DATASET SECTION:
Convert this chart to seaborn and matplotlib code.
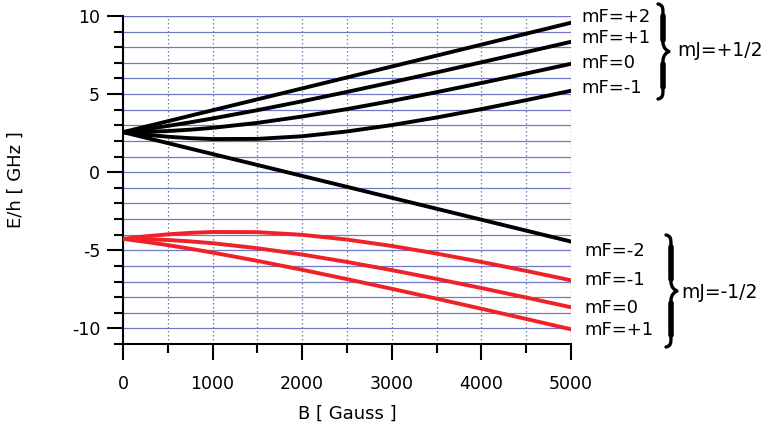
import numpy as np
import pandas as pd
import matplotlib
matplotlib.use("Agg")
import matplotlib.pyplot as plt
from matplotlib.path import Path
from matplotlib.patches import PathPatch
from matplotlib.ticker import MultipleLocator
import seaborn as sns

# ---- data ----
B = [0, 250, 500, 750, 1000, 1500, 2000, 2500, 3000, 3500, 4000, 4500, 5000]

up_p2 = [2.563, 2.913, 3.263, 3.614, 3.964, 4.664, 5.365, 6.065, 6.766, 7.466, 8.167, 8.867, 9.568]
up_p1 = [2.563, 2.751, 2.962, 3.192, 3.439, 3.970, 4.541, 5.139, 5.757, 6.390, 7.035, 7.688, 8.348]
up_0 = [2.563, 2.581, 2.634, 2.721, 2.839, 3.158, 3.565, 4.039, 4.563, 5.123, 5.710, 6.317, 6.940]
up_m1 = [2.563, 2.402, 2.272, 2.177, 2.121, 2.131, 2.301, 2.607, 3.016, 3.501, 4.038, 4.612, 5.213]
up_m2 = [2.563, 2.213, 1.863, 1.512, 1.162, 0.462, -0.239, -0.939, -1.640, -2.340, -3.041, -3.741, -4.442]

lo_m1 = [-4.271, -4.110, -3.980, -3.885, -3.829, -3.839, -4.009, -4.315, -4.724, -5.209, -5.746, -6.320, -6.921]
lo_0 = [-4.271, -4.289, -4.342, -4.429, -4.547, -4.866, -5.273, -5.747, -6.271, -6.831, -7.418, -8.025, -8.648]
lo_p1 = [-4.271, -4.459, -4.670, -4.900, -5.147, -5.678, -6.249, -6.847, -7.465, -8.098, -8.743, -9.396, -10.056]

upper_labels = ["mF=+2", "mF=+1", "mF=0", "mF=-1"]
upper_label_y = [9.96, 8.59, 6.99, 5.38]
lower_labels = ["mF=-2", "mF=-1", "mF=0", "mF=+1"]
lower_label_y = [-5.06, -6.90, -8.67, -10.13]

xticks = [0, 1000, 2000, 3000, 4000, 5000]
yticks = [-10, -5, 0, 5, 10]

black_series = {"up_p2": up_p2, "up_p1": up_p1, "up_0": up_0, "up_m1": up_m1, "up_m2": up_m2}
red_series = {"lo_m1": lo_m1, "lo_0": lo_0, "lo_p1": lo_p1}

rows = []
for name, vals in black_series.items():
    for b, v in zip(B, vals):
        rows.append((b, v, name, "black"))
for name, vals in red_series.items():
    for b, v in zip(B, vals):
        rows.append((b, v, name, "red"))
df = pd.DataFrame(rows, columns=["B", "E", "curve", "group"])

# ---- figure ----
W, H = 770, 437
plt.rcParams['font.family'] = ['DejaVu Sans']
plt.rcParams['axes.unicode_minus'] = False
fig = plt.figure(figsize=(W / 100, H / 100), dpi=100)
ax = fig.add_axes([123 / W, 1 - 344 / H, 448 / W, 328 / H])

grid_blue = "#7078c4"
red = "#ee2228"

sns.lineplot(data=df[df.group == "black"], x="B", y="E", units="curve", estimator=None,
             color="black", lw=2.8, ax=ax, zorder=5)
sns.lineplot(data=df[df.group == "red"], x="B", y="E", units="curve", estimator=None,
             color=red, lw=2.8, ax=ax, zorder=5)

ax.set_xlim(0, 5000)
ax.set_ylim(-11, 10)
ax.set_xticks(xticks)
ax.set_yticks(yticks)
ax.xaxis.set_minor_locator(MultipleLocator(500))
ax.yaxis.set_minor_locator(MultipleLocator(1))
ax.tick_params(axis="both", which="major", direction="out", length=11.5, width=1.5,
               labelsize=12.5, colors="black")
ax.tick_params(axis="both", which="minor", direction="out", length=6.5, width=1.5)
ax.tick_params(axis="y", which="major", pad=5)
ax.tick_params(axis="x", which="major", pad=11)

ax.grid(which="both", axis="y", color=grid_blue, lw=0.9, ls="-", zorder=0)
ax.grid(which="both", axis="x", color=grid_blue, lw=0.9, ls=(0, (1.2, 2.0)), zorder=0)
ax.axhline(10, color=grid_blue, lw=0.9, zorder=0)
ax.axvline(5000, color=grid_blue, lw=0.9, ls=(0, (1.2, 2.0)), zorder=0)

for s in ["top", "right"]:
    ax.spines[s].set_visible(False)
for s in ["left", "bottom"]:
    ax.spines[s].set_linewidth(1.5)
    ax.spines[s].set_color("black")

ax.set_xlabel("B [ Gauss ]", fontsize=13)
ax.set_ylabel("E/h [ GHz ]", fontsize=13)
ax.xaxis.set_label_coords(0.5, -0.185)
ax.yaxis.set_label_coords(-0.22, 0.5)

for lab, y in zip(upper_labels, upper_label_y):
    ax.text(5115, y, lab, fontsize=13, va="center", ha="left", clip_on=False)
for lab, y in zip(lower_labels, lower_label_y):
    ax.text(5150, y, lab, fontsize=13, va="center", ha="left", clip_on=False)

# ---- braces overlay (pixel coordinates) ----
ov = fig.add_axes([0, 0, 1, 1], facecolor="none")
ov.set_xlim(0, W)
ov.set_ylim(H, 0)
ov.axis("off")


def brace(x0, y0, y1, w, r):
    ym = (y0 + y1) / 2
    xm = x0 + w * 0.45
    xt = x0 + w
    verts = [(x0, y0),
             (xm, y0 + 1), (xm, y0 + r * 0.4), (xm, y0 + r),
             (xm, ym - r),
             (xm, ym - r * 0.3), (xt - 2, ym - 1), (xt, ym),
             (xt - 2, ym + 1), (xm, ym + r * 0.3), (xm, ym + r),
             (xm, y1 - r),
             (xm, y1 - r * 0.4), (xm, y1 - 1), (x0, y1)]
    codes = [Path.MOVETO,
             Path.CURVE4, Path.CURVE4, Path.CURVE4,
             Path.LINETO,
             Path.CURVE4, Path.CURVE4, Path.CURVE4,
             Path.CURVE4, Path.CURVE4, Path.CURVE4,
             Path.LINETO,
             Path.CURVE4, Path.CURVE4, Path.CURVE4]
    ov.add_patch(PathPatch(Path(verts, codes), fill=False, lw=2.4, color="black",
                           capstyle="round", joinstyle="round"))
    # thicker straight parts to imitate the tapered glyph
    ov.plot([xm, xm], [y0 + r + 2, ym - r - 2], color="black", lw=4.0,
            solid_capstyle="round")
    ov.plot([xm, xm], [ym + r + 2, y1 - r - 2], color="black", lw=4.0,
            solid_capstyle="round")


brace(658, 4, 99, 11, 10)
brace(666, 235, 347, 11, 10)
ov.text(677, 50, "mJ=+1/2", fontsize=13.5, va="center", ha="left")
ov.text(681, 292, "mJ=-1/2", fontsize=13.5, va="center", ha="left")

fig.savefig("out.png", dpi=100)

GOAL:
Repeat only what lies between the start of the data and the end of the line containing "-3.041, -3.741, -4.442]", exactly, with pictures left out.

TASK SOLUTION:
Convert this chart to seaborn and matplotlib code.
import numpy as np
import pandas as pd
import matplotlib
matplotlib.use("Agg")
import matplotlib.pyplot as plt
from matplotlib.path import Path
from matplotlib.patches import PathPatch
from matplotlib.ticker import MultipleLocator
import seaborn as sns

# ---- data ----
B = [0, 250, 500, 750, 1000, 1500, 2000, 2500, 3000, 3500, 4000, 4500, 5000]

up_p2 = [2.563, 2.913, 3.263, 3.614, 3.964, 4.664, 5.365, 6.065, 6.766, 7.466, 8.167, 8.867, 9.568]
up_p1 = [2.563, 2.751, 2.962, 3.192, 3.439, 3.970, 4.541, 5.139, 5.757, 6.390, 7.035, 7.688, 8.348]
up_0 = [2.563, 2.581, 2.634, 2.721, 2.839, 3.158, 3.565, 4.039, 4.563, 5.123, 5.710, 6.317, 6.940]
up_m1 = [2.563, 2.402, 2.272, 2.177, 2.121, 2.131, 2.301, 2.607, 3.016, 3.501, 4.038, 4.612, 5.213]
up_m2 = [2.563, 2.213, 1.863, 1.512, 1.162, 0.462, -0.239, -0.939, -1.640, -2.340, -3.041, -3.741, -4.442]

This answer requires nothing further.